_TASK PROMPT_
Omit all images. Write out the rest of the material exactly.

_SUPPLIED MATERIAL_
^^^^

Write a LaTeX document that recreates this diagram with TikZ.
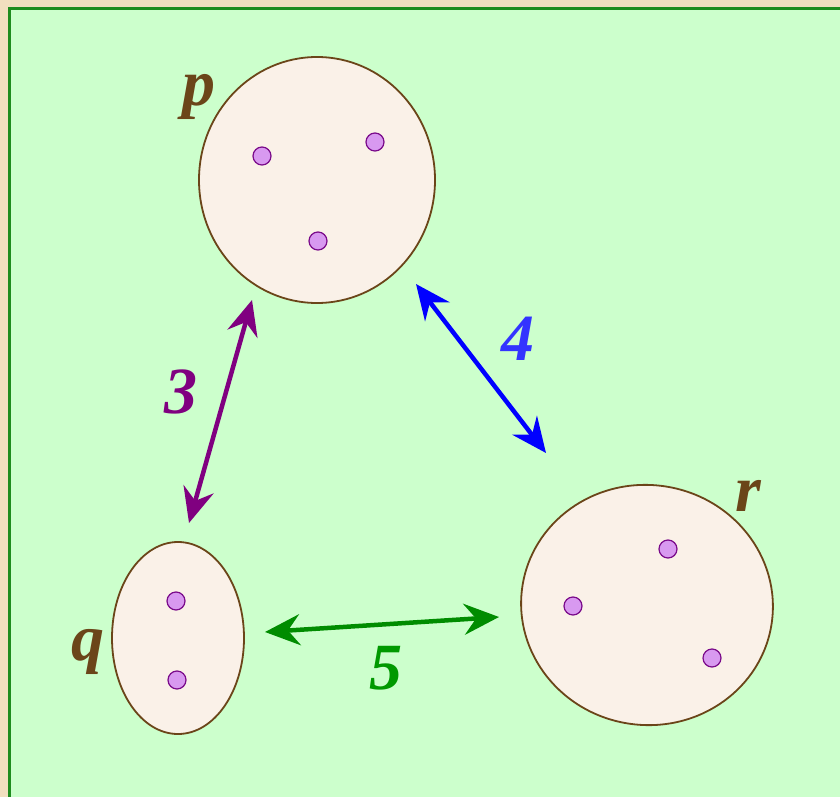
\documentclass[tikz,border=0pt]{standalone}
\usepackage{fontspec}
\setmainfont{Liberation Serif}
\usetikzlibrary{arrows.meta,shapes.geometric}
\definecolor{beige}{HTML}{F1DFBF}
\definecolor{paleg}{HTML}{CCFFCC}
\definecolor{frameg}{HTML}{1E8C1E}
\definecolor{linen}{HTML}{FAF1E8}
\definecolor{brown}{HTML}{6B4519}
\definecolor{dotfill}{HTML}{D899F0}
\definecolor{dotdraw}{HTML}{7A0A8A}
\definecolor{purp}{HTML}{800080}
\definecolor{blu}{HTML}{0000FF}
\definecolor{blul}{HTML}{3333FF}
\definecolor{grn}{HTML}{008C00}
\definecolor{grnl}{HTML}{009900}
\begin{document}
\begin{tikzpicture}[x=1pt,y=-1pt,
  setel/.style={ellipse,draw=brown,fill=linen,line width=1.8pt,inner sep=0pt},
  elem/.style={circle,draw=dotdraw,fill=dotfill,line width=1.2pt,minimum size=18pt,inner sep=0pt},
  setlabel/.style={text=brown,font=\fontsize{66}{66}\selectfont\bfseries\itshape,inner sep=0pt},
  numlabel/.style={font=\fontsize{66}{66}\selectfont\bfseries\itshape,inner sep=0pt},
  dbl/.style={line width=4.5pt,{Stealth[length=35pt,width=31pt,inset=12pt]}-{Stealth[length=35pt,width=31pt,inset=12pt]}}]
\useasboundingbox (0,0) rectangle (840,797);
\fill[beige] (0,0) rectangle (840,797);
\filldraw[fill=paleg,draw=frameg,line width=3pt] (9,9) rectangle (850,810);
% sets
\node[setel,minimum width=236pt,minimum height=246pt] (P) at (317,180) {};
\node[setel,minimum width=132pt,minimum height=192pt] (Q) at (178,638) {};
\node[setel,minimum width=252pt,minimum height=240pt,rotate=-8] (R) at (647,605) {};
% elements
\node[elem] (p1) at (262,156) {};
\node[elem] (p2) at (375,142) {};
\node[elem] (p3) at (318,241) {};
\node[elem] (q1) at (176,601) {};
\node[elem] (q2) at (177,680) {};
\node[elem] (r1) at (668,549) {};
\node[elem] (r2) at (573,606) {};
\node[elem] (r3) at (712,658) {};
% labels
\node[setlabel] (lp) at (199,97) {p};
\node[setlabel] (lq) at (88,652) {q};
\node[setlabel] (lr) at (748,496) {r};
% arrow ends
\coordinate (a1) at (252,300);
\coordinate (a2) at (189,523);
\coordinate (b1) at (416,284);
\coordinate (b2) at (546,453);
\coordinate (c1) at (265,632);
\coordinate (c2) at (499,617);
\draw[dbl,purp] (a1) -- (a2);
\draw[dbl,blu] (b1) -- (b2);
\draw[dbl,grn] (c1) -- (c2);
\node[numlabel,text=purp] (n3) at (181,392) {3};
\node[numlabel,text=blul] (n4) at (518,339) {4};
\node[numlabel,text=grnl] (n5) at (386,668) {5};
\end{tikzpicture}
\end{document}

^^^^

_SOLUTION BELOW_
Write a LaTeX document that recreates this diagram with TikZ.
\documentclass[tikz,border=0pt]{standalone}
\usepackage{fontspec}
\setmainfont{Liberation Serif}
\usetikzlibrary{arrows.meta,shapes.geometric}
\definecolor{beige}{HTML}{F1DFBF}
\definecolor{paleg}{HTML}{CCFFCC}
\definecolor{frameg}{HTML}{1E8C1E}
\definecolor{linen}{HTML}{FAF1E8}
\definecolor{brown}{HTML}{6B4519}
\definecolor{dotfill}{HTML}{D899F0}
\definecolor{dotdraw}{HTML}{7A0A8A}
\definecolor{purp}{HTML}{800080}
\definecolor{blu}{HTML}{0000FF}
\definecolor{blul}{HTML}{3333FF}
\definecolor{grn}{HTML}{008C00}
\definecolor{grnl}{HTML}{009900}
\begin{document}
\begin{tikzpicture}[x=1pt,y=-1pt,
  setel/.style={ellipse,draw=brown,fill=linen,line width=1.8pt,inner sep=0pt},
  elem/.style={circle,draw=dotdraw,fill=dotfill,line width=1.2pt,minimum size=18pt,inner sep=0pt},
  setlabel/.style={text=brown,font=\fontsize{66}{66}\selectfont\bfseries\itshape,inner sep=0pt},
  numlabel/.style={font=\fontsize{66}{66}\selectfont\bfseries\itshape,inner sep=0pt},
  dbl/.style={line width=4.5pt,{Stealth[length=35pt,width=31pt,inset=12pt]}-{Stealth[length=35pt,width=31pt,inset=12pt]}}]
\useasboundingbox (0,0) rectangle (840,797);
\fill[beige] (0,0) rectangle (840,797);
\filldraw[fill=paleg,draw=frameg,line width=3pt] (9,9) rectangle (850,810);
% sets
\node[setel,minimum width=236pt,minimum height=246pt] (P) at (317,180) {};
\node[setel,minimum width=132pt,minimum height=192pt] (Q) at (178,638) {};
\node[setel,minimum width=252pt,minimum height=240pt,rotate=-8] (R) at (647,605) {};
% elements
\node[elem] (p1) at (262,156) {};
\node[elem] (p2) at (375,142) {};
\node[elem] (p3) at (318,241) {};
\node[elem] (q1) at (176,601) {};
\node[elem] (q2) at (177,680) {};
\node[elem] (r1) at (668,549) {};
\node[elem] (r2) at (573,606) {};
\node[elem] (r3) at (712,658) {};
% labels
\node[setlabel] (lp) at (199,97) {p};
\node[setlabel] (lq) at (88,652) {q};
\node[setlabel] (lr) at (748,496) {r};
% arrow ends
\coordinate (a1) at (252,300);
\coordinate (a2) at (189,523);
\coordinate (b1) at (416,284);
\coordinate (b2) at (546,453);
\coordinate (c1) at (265,632);
\coordinate (c2) at (499,617);
\draw[dbl,purp] (a1) -- (a2);
\draw[dbl,blu] (b1) -- (b2);
\draw[dbl,grn] (c1) -- (c2);
\node[numlabel,text=purp] (n3) at (181,392) {3};
\node[numlabel,text=blul] (n4) at (518,339) {4};
\node[numlabel,text=grnl] (n5) at (386,668) {5};
\end{tikzpicture}
\end{document}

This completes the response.